Le contexte était celui d’une fondation. « Le père Chevrier prit avec lui douze de ses enfants » pour les emmener à l’écart, sur la montagne de Saint-Fons, où lui-même il aimait à se retirer de temps à autre dans la solitude. Le chiffre « douze » rappelle évidemment l’institution des Douze par Jésus sur la montagne : « Jésus gravit la montagne, écrit saint Marc, et il appelle à lui ceux qu’il voulait. Ils vinrent à lui et il en institua douze pour être ses compagnons et pour les envoyer prêcher avec pouvoir de chasser les démons. Il institua donc les Douze » et l’évangéliste donne alors leurs noms (Marc 3,13-19).

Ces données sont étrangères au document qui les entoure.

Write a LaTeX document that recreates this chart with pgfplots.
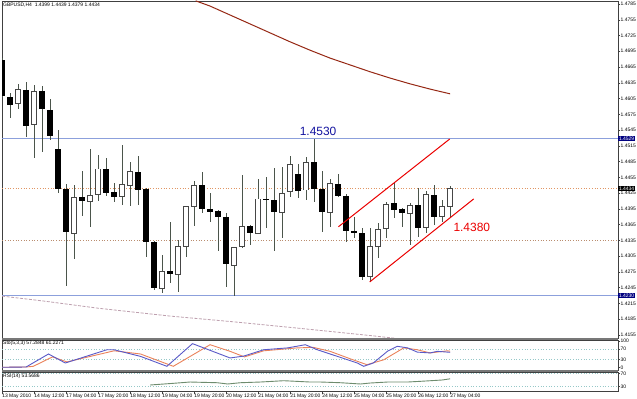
\documentclass[border=0pt]{standalone}
\usepackage{pgfplots}
\pgfplotsset{compat=1.18}
\usepackage{pgfplotstable}
\usepackage{fontspec}
\setmainfont{Liberation Sans}

\definecolor{wick}{RGB}{75,85,75}
\definecolor{bodyline}{RGB}{70,70,70}
\definecolor{mared}{RGB}{150,40,20}
\definecolor{lvlblue}{RGB}{140,160,220}
\definecolor{lvlorange}{RGB}{225,150,100}
\definecolor{navybox}{RGB}{0,0,128}
\definecolor{txtblue}{RGB}{20,20,160}
\definecolor{chred}{RGB}{235,0,0}
\definecolor{stblue}{RGB}{90,90,200}
\definecolor{storange}{RGB}{235,130,90}
\definecolor{rsicol}{RGB}{110,140,110}
\definecolor{sepgray}{RGB}{120,120,120}
\definecolor{lvlcyan}{RGB}{150,200,200}
\definecolor{slowma}{RGB}{190,160,175}

\newcommand{\tf}{\fontsize{5}{6}\selectfont}

% bearish candles: bar index, open, high, low, close
\pgfplotstableread{
i O H L C
0 1.4677 1.4682 1.4608 1.4610
1 1.4608 1.4616 1.4568 1.4593
3 1.4621 1.4637 1.4532 1.4553
5 1.4618 1.4629 1.4503 1.4585
6 1.4583 1.4604 1.4526 1.4534
7 1.4509 1.4545 1.4425 1.4433
8 1.4433 1.4442 1.4248 1.4351
10 1.4418 1.4467 1.4381 1.4410
13 1.4471 1.4492 1.4420 1.4425
14 1.4427 1.4444 1.4408 1.4418
17 1.4465 1.4496 1.4402 1.4431
18 1.4433 1.4435 1.4303 1.4332
19 1.4332 1.4333 1.4241 1.4246
21 1.4277 1.4370 1.4254 1.4271
25 1.4440 1.4465 1.4387 1.4395
26 1.4395 1.4425 1.4370 1.4389
27 1.4391 1.4393 1.4315 1.4380
28 1.4380 1.4387 1.4246 1.4290
31 1.4362 1.4364 1.4326 1.4349
33 1.4414 1.4456 1.4359 1.4412
34 1.4412 1.4473 1.4315 1.4389
37 1.4460 1.4480 1.4416 1.4429
39 1.4484 1.4528 1.4408 1.4433
40 1.4433 1.4467 1.4351 1.4389
42 1.4442 1.4461 1.4418 1.4421
43 1.4420 1.4423 1.4332 1.4353
44 1.4353 1.4380 1.4340 1.4349
45 1.4349 1.4359 1.4260 1.4267
49 1.4406 1.4446 1.4378 1.4393
50 1.4395 1.4397 1.4361 1.4387
52 1.4402 1.4435 1.4342 1.4359
54 1.4421 1.4440 1.4364 1.4381
}\bear

% bullish candles
\pgfplotstableread{
i O H L C
2 1.4595 1.4633 1.4585 1.4623
4 1.4555 1.4631 1.4492 1.4619
9 1.4349 1.4440 1.4300 1.4416
11 1.4410 1.4509 1.4361 1.4421
12 1.4423 1.4498 1.4410 1.4471
15 1.4418 1.4517 1.4402 1.4442
16 1.4440 1.4484 1.4401 1.4467
20 1.4244 1.4307 1.4235 1.4275
22 1.4271 1.4336 1.4237 1.4323
23 1.4323 1.4401 1.4303 1.4399
24 1.4399 1.4448 1.4362 1.4440
29 1.4288 1.4323 1.4229 1.4321
30 1.4323 1.4460 1.4321 1.4362
32 1.4349 1.4452 1.4347 1.4414
35 1.4389 1.4475 1.4340 1.4425
36 1.4429 1.4496 1.4418 1.4479
38 1.4431 1.4494 1.4412 1.4484
41 1.4389 1.4452 1.4361 1.4444
46 1.4267 1.4359 1.4256 1.4323
47 1.4323 1.4368 1.4302 1.4355
48 1.4357 1.4408 1.4340 1.4404
51 1.4387 1.4406 1.4326 1.4401
53 1.4359 1.4429 1.4349 1.4423
55 1.4381 1.4412 1.4370 1.4399
56 1.4399 1.4439 1.4379 1.4434
}\bull

\pgfplotsset{
  mt4/.style={
    scale only axis, clip mode=individual,
    width=616bp, xmin=-0.0125, xmax=76.9875,
    axis line style={black!75, line width=0.8bp},
    tick style={black!75, line width=0.5bp},
    tick align=outside, major tick length=2bp,
    ytick pos=right, yticklabel pos=right,
    yticklabel style={font=\tf, anchor=west, inner sep=0pt, xshift=0.5bp},
    xtick=\empty,
  },
  wickst/.style={draw=none, mark=none, forget plot,
    error bars/.cd, y dir=both, y explicit, error mark=none,
    error bar style={draw=wick, line width=1bp}},
  bodyst/.style 2 args={draw=none, mark=none, forget plot,
    error bars/.cd, y dir=both, y explicit, error mark=none,
    error bar style={draw=#1, line width=#2}},
}
\tikzset{pbox/.style={anchor=west, text=white, font=\tf, inner xsep=0.8bp, inner ysep=0.6bp}}

\begin{document}
\begin{tikzpicture}
\fill[white] (0bp,0bp) rectangle (637bp,399bp);

% ---------------- main price panel ----------------
\begin{axis}[mt4, name=main, at={(2bp,61bp)}, anchor=south west, height=337bp,
  ymin=1.414929, ymax=1.479071,
  ytick={1.4155,1.4185,1.4215,1.4245,1.4275,1.4305,1.4335,1.4365,1.4395,1.4425,1.4455,1.4485,1.4515,1.4545,1.4575,1.4605,1.4635,1.4665,1.4695,1.4725,1.4755,1.4785},
  yticklabels={1.4155,1.4185,1.4215,1.4245,1.4275,1.4305,1.4335,1.4365,1.4395,1.4425,1.4455,1.4485,1.4515,1.4545,1.4575,1.4605,1.4635,1.4665,1.4695,1.4725,1.4755,1.4785},
]
% level lines
\addplot[lvlblue, line width=1bp] coordinates {(-1,1.4529) (77,1.4529)};
\addplot[lvlblue, line width=1bp] coordinates {(-1,1.4230) (77,1.4230)};
\addplot[lvlorange, dotted, line width=0.7bp] coordinates {(-1,1.4434) (77,1.4434)};
\addplot[lvlorange!60!gray, dotted, line width=0.7bp] coordinates {(-1,1.4336) (77,1.4336)};
% slow moving average
\addplot[slowma, line width=0.8bp, dash pattern=on 3bp off 1.5bp] coordinates {
(0,1.4229) (5,1.4220) (12,1.4206) (21,1.4191) (29,1.4180) (37,1.4168) (46,1.4154) (49,1.4149)};
% moving average
\addplot[mared, line width=1bp] coordinates {
(24.2,1.4791) (26,1.4781) (28.5,1.4764) (31,1.4747) (33.5,1.4730) (36,1.4713) (38.5,1.4697) (41,1.4682) (43.5,1.4669) (46,1.4656) (48.5,1.4644) (51,1.4633) (53.5,1.4623) (56,1.4614)};
% wicks
\addplot[wickst] table[x=i, y expr={(\thisrow{H}+\thisrow{L})/2}, y error expr={(\thisrow{H}-\thisrow{L})/2}] {\bear};
\addplot[wickst] table[x=i, y expr={(\thisrow{H}+\thisrow{L})/2}, y error expr={(\thisrow{H}-\thisrow{L})/2}] {\bull};
% bodies
\addplot[bodyst={black}{5.4bp}] table[x=i, y expr={(\thisrow{O}+\thisrow{C})/2}, y error expr={abs(\thisrow{C}-\thisrow{O})/2+0.00006}] {\bear};
\addplot[bodyst={bodyline}{5.4bp}] table[x=i, y expr={(\thisrow{O}+\thisrow{C})/2}, y error expr={abs(\thisrow{C}-\thisrow{O})/2+0.0000857}] {\bull};
\addplot[bodyst={white}{3.6bp}] table[x=i, y expr={(\thisrow{O}+\thisrow{C})/2}, y error expr={abs(\thisrow{C}-\thisrow{O})/2-0.0000857}] {\bull};
% channel
\addplot[chred, line width=1bp] coordinates {(42.04,1.4361) (55.95,1.4528)};
\addplot[chred, line width=1bp] coordinates {(45.95,1.4256) (58.95,1.4414)};
% texts
\node[txtblue, font=\fontsize{12}{14}\selectfont, inner sep=0pt] at (axis cs:39.5,1.4542) {1.4530};
\node[chred, font=\fontsize{12}{14}\selectfont, inner sep=0pt, anchor=west] at (axis cs:56.4,1.4360) {1.4380};
\node[font=\tf, inner sep=0pt, anchor=north west] at (axis description cs:0,1) [xshift=1bp, yshift=-1.5bp] {GBPUSD,H4\ \ 1.4399 1.4439 1.4379 1.4434};
% price boxes
\node[pbox, fill=navybox] at (axis cs:76.9875,1.4529) {1.4529};
\node[pbox, fill=black] at (axis cs:76.9875,1.4434) {1.4434};
\node[pbox, fill=navybox] at (axis cs:76.9875,1.4230) {1.4230};
\end{axis}

% ---------------- stochastic panel ----------------
\begin{axis}[mt4, name=sto, at={(2bp,29bp)}, anchor=south west, height=30bp,
  ymin=-9.43, ymax=103.77,
  ytick={0,30,70,100}, yticklabels={0,30,70,100},
]
\addplot[lvlcyan, dotted, line width=0.7bp] coordinates {(-1,70) (77,70)};
\addplot[lvlcyan, dotted, line width=0.7bp] coordinates {(-1,30) (77,30)};
\addplot[storange, line width=0.9bp] coordinates {
(0,0.8) (3,1.9) (3.9,4.5) (6.3,40) (8.1,21) (14,63) (17.3,51) (21.4,4.5) (26,86) (28.5,61) (30.3,40) (32.7,63) (36.9,74) (38.9,76) (41,61) (43.5,33) (45.6,10.6) (47.7,29) (50.2,74) (51.9,67) (53.5,55) (55.7,63) (56,61.23)};
\addplot[stblue, line width=0.9bp] coordinates {
(0,0.8) (3,1.9) (5.8,51) (7.9,17) (13.1,67) (14,67) (17.3,42) (20.6,4.5) (23.8,90) (28.5,36) (30.2,43) (32.7,67) (35.7,74) (37.9,86) (39.4,67) (41.9,42) (44.4,17) (45.2,4.5) (46.4,17) (48.2,62) (49.4,80) (50.7,74) (51.9,58) (53.5,55) (54.4,61) (56,57.28)};
\node[font=\tf, inner sep=0pt, anchor=north west] at (axis description cs:0,1) [xshift=1bp, yshift=-1bp] {Sto(5,3,3) 57.2848 61.2271};
\end{axis}

% ---------------- RSI panel ----------------
\begin{axis}[mt4, name=rsi, at={(2bp,7.5bp)}, anchor=south west, height=19.5bp,
  ymin=15.7, ymax=73.9,
  ytick={30,70}, yticklabels={30,70},
  xtick={0,4,8,12,16,20,24,28,32,36,40,44,48,52,56},
  xticklabels={13 May 2010,14 May 12:00,17 May 04:00,17 May 20:00,18 May 12:00,19 May 04:00,19 May 20:00,20 May 12:00,21 May 04:00,21 May 20:00,24 May 12:00,25 May 04:00,25 May 20:00,26 May 12:00,27 May 04:00},
  xtick pos=bottom,
  xticklabel style={font=\tf, anchor=north west, inner sep=0pt, yshift=-0.5bp},
]
\addplot[lvlcyan, dotted, line width=0.7bp] coordinates {(-1,70) (77,70)};
\addplot[lvlcyan, dotted, line width=0.7bp] coordinates {(-1,30) (77,30)};
\addplot[rsicol, line width=0.9bp] coordinates {
(18.5,35.1) (21.4,40.1) (23.5,44.0) (26.9,41.9) (28.2,38.1) (29.8,41.9) (32.3,44.0) (35.2,47.9) (38.5,44.0) (39.8,44.0) (42.3,41.9) (44.8,38.1) (46,41.0) (48.2,44.0) (50.7,44.0) (52.3,46.1) (55,50.0) (56,53.57)};
\node[font=\tf, inner sep=0pt, anchor=north west] at (axis description cs:0,1) [xshift=1bp, yshift=-1.5bp] {RSI(14) 53.5686};
\end{axis}

% separators
\fill[sepgray] (2bp,58.5bp) rectangle (618bp,61bp);
\fill[sepgray] (2bp,26.5bp) rectangle (618bp,29bp);

\pgfresetboundingbox
\useasboundingbox (0bp,0bp) rectangle (637bp,399bp);
\end{tikzpicture}
\end{document}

Le tableau de Saint-Fons, à partir du Véritable Disciple. Quand on ouvre ce livre que le père Chevrier, fondateur du Prado, a écrit pour la formation de ses futurs prêtres et plus largement pour tous ceux qui désirent suivre le chemin de l’Evangile, on constate qu’il s’y réfère plusieurs fois au tableau de Saint-Fons.
Dans son étude des Titres de Jésus-Christ, en parlant du Christ comme d’un « centre vers lequel tout doit converger », il écrit : « La crèche, le calvaire, le tabernacle ne sont-ils pas des centres où doivent se rendre tous les hommes pour recevoir la vie, la paix, et repartir de là pour aller à Dieu ? » (Le Véritable Disciple, p. 104).

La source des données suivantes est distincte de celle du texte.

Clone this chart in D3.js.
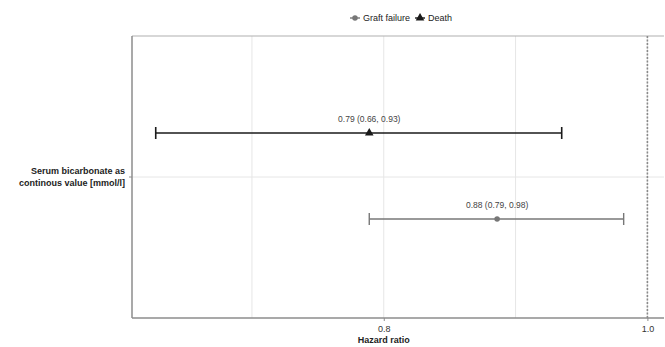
<!DOCTYPE html>
<html>
<head>
<meta charset="utf-8">
<script src="https://cdn.jsdelivr.net/npm/d3@7"></script>
<style>
  body { margin: 0; background: #fff; }
  text { font-family: "Liberation Sans", Arial, sans-serif; }
</style>
</head>
<body>
<div id="chart"></div>
<script>
// data
const exposure = ["Serum bicarbonate as|continous value [mmol/l]"];
const outcomes = ["Death", "Graft failure"];
const estimates = [0.789, 0.886];
const lowerCI = [0.627, 0.789];
const upperCI = [0.935, 0.982];
const ciLabels = ["0.79 (0.66, 0.93)", "0.88 (0.79, 0.98)"];
const majorTicks = [0.8, 1.0];
const minorTicks = [0.7, 0.9];
const refValue = 1.0;

const width = 665, height = 347;
const margin = { top: 36, right: 1, bottom: 29, left: 132 };
const innerWidth = width - margin.left - margin.right;
const innerHeight = height - margin.top - margin.bottom;

const colors = { "Death": "#1a1a1a", "Graft failure": "#777777" };

const svg = d3.select("#chart").append("svg")
  .attr("width", width)
  .attr("height", height);

const innerChart = svg.append("g")
  .attr("transform", `translate(${margin.left}, ${margin.top})`);

const xScale = d3.scaleLinear()
  .domain([0.609, 1.0126])
  .range([0, innerWidth]);

const yBand = d3.scaleBand()
  .domain(exposure)
  .range([0, innerHeight]);

const yScale = d3.scalePoint()
  .domain(outcomes)
  .range([97, 183]);

// grid
innerChart.selectAll(".grid-x")
  .data(majorTicks.concat(minorTicks))
  .join("line")
    .attr("x1", d => xScale(d))
    .attr("x2", d => xScale(d))
    .attr("y1", 0)
    .attr("y2", innerHeight)
    .attr("stroke", "#e6e6e6")
    .attr("stroke-width", 1);

innerChart.append("line")
  .attr("x1", 0).attr("x2", innerWidth)
  .attr("y1", yBand(exposure[0]) + yBand.bandwidth() / 2)
  .attr("y2", yBand(exposure[0]) + yBand.bandwidth() / 2)
  .attr("stroke", "#e6e6e6");

// top border
innerChart.append("line")
  .attr("x1", 0).attr("x2", innerWidth)
  .attr("y1", 0).attr("y2", 0)
  .attr("stroke", "#b0b0b0")
  .attr("stroke-width", 1.2);

// reference line
innerChart.append("line")
  .attr("x1", xScale(refValue)).attr("x2", xScale(refValue))
  .attr("y1", 0).attr("y2", innerHeight)
  .attr("stroke", "#8a8a8a")
  .attr("stroke-width", 1.6)
  .attr("stroke-dasharray", "2,1.5");

// axes
const xAxis = innerChart.append("g")
  .attr("transform", `translate(0, ${innerHeight})`)
  .call(d3.axisBottom(xScale)
    .tickValues(majorTicks)
    .tickFormat(d3.format(".1f"))
    .tickSize(3)
    .tickSizeOuter(0)
  );
xAxis.select(".domain").attr("stroke", "#8c8c8c").attr("stroke-width", 1.5)
  .attr("d", `M0,0H${innerWidth}`);
xAxis.selectAll(".tick line").attr("stroke", "#8c8c8c");
xAxis.selectAll(".tick text")
  .attr("fill", "#333")
  .attr("font-size", 9)
  .attr("dy", "0.85em");

const yAxis = innerChart.append("g")
  .call(d3.axisLeft(yBand)
    .tickSize(3)
    .tickSizeOuter(0)
    .tickFormat("")
  );
yAxis.select(".domain").attr("stroke", "#8c8c8c").attr("stroke-width", 1.5)
  .attr("d", `M0,0V${innerHeight}`);
yAxis.selectAll(".tick line").attr("stroke", "#8c8c8c");
yAxis.selectAll(".tick").each(function(d) {
  const lines = d.split("|");
  d3.select(this).append("text")
    .attr("x", -7)
    .attr("text-anchor", "end")
    .attr("font-size", 9)
    .attr("font-weight", "bold")
    .attr("fill", "#222")
    .selectAll("tspan")
    .data(lines)
    .join("tspan")
      .attr("x", -7)
      .attr("y", (l, i) => (i - (lines.length - 1) / 2) * 11.5 + 3)
      .text(l => l);
});

innerChart.append("text")
  .attr("x", xScale(0.8))
  .attr("y", innerHeight + 25)
  .attr("text-anchor", "middle")
  .attr("font-size", 9)
  .attr("font-weight", "bold")
  .attr("fill", "#222")
  .text("Hazard ratio");

// error bars
const rows = outcomes.map((o, i) => ({
  outcome: o, est: estimates[i], lo: lowerCI[i], hi: upperCI[i], label: ciLabels[i]
}));

const capH = 6;
const rowG = innerChart.selectAll(".row")
  .data(rows)
  .join("g")
    .attr("class", "row");

rowG.append("line")
  .attr("x1", d => xScale(d.lo)).attr("x2", d => xScale(d.hi))
  .attr("y1", d => yScale(d.outcome)).attr("y2", d => yScale(d.outcome))
  .attr("stroke", d => colors[d.outcome])
  .attr("stroke-width", d => d.outcome === "Death" ? 1.6 : 1.4);

["lo", "hi"].forEach(k => {
  rowG.append("line")
    .attr("x1", d => xScale(d[k])).attr("x2", d => xScale(d[k]))
    .attr("y1", d => yScale(d.outcome) - capH)
    .attr("y2", d => yScale(d.outcome) + capH)
    .attr("stroke", d => colors[d.outcome])
    .attr("stroke-width", d => d.outcome === "Death" ? 1.6 : 1.4);
});

const symbolFor = o => o === "Death" ? d3.symbolTriangle : d3.symbolCircle;
const symbolSize = o => o === "Death" ? 32 : 24;

rowG.append("path")
  .attr("d", d => d3.symbol(symbolFor(d.outcome), symbolSize(d.outcome))())
  .attr("transform", d => `translate(${xScale(d.est)}, ${yScale(d.outcome)})`)
  .attr("fill", d => colors[d.outcome]);

rowG.append("text")
  .attr("x", d => xScale(d.est))
  .attr("y", d => yScale(d.outcome) - 11)
  .attr("text-anchor", "middle")
  .attr("font-size", 8.5)
  .attr("fill", "#444")
  .text(d => d.label);

// legend
const legendItems = ["Graft failure", "Death"];
const legend = svg.append("g").attr("transform", "translate(350, 18)");
let lx = 0;
legendItems.forEach(o => {
  const g = legend.append("g").attr("transform", `translate(${lx}, 0)`);
  g.append("line")
    .attr("x1", 0).attr("x2", 10).attr("y1", 0).attr("y2", 0)
    .attr("stroke", colors[o]).attr("stroke-width", 1.4);
  g.append("path")
    .attr("d", d3.symbol(symbolFor(o), symbolSize(o))())
    .attr("transform", "translate(5, 0)")
    .attr("fill", colors[o]);
  const t = g.append("text")
    .attr("x", 13)
    .attr("y", 3.2)
    .attr("font-size", 9)
    .attr("fill", "#222")
    .text(o);
  lx += 13 + t.node().getComputedTextLength() + 5;
});
</script>
</body>
</html>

Dans son chapitre sur le renoncement à son esprit, le père Chevrier écrit cette fois : « Les saints tiraient toutes leurs inspirations et leurs pensées de l’amour infini de Dieu – Dieu est amour – dans la crèche, le calvaire et le tabernacle, qui sont les trois grands flambeaux à la lueur desquels un véritable disciple de Jésus-Christ doit se conduire » (Le Véritable Disciple, p. 228). On peut rapprocher cette réflexion du père Chevrier de la parole de Jésus dans l’Evangile selon saint Jean : « Je suis la lumière du monde : celui qui me suit ne marchera pas dans les ténèbres, mais il aura la lumière de la vie » (Jean 8,12). Cette lumière qu’est le Christ, elle brille particulièrement pour nous dans ces trois lieux, qui sont aussi trois moments successifs dans la destinée de Jésus : la crèche, lieu et temps de sa naissance ; la croix, lieu et temps de ses souffrances et de sa mort ; l’Eucharistie, lieu et temps de sa présence par delà sa mort. Et l’on peut déjà remarquer ici combien l’affirmation du père Chevrier est paradoxale : à Noël, Jésus, dit l’Evangile, est né de nuit ; quand Jésus meurt sur le Golgotha, des ténèbres, dit-on à nouveau, s’étaient faites sur la terre et, dans l’Eucharistie, le Dieu de la crèche et de la croix est plus caché encore. Et pourtant, affirme le père Chevrier, si vous fixez là votre regard, si vous prenez le temps de méditer sur ces mystères pour qu’ils livrent tout leur sens, vous découvrirez que c’est ici que l’amour de Dieu nous est le plus intensément manifesté.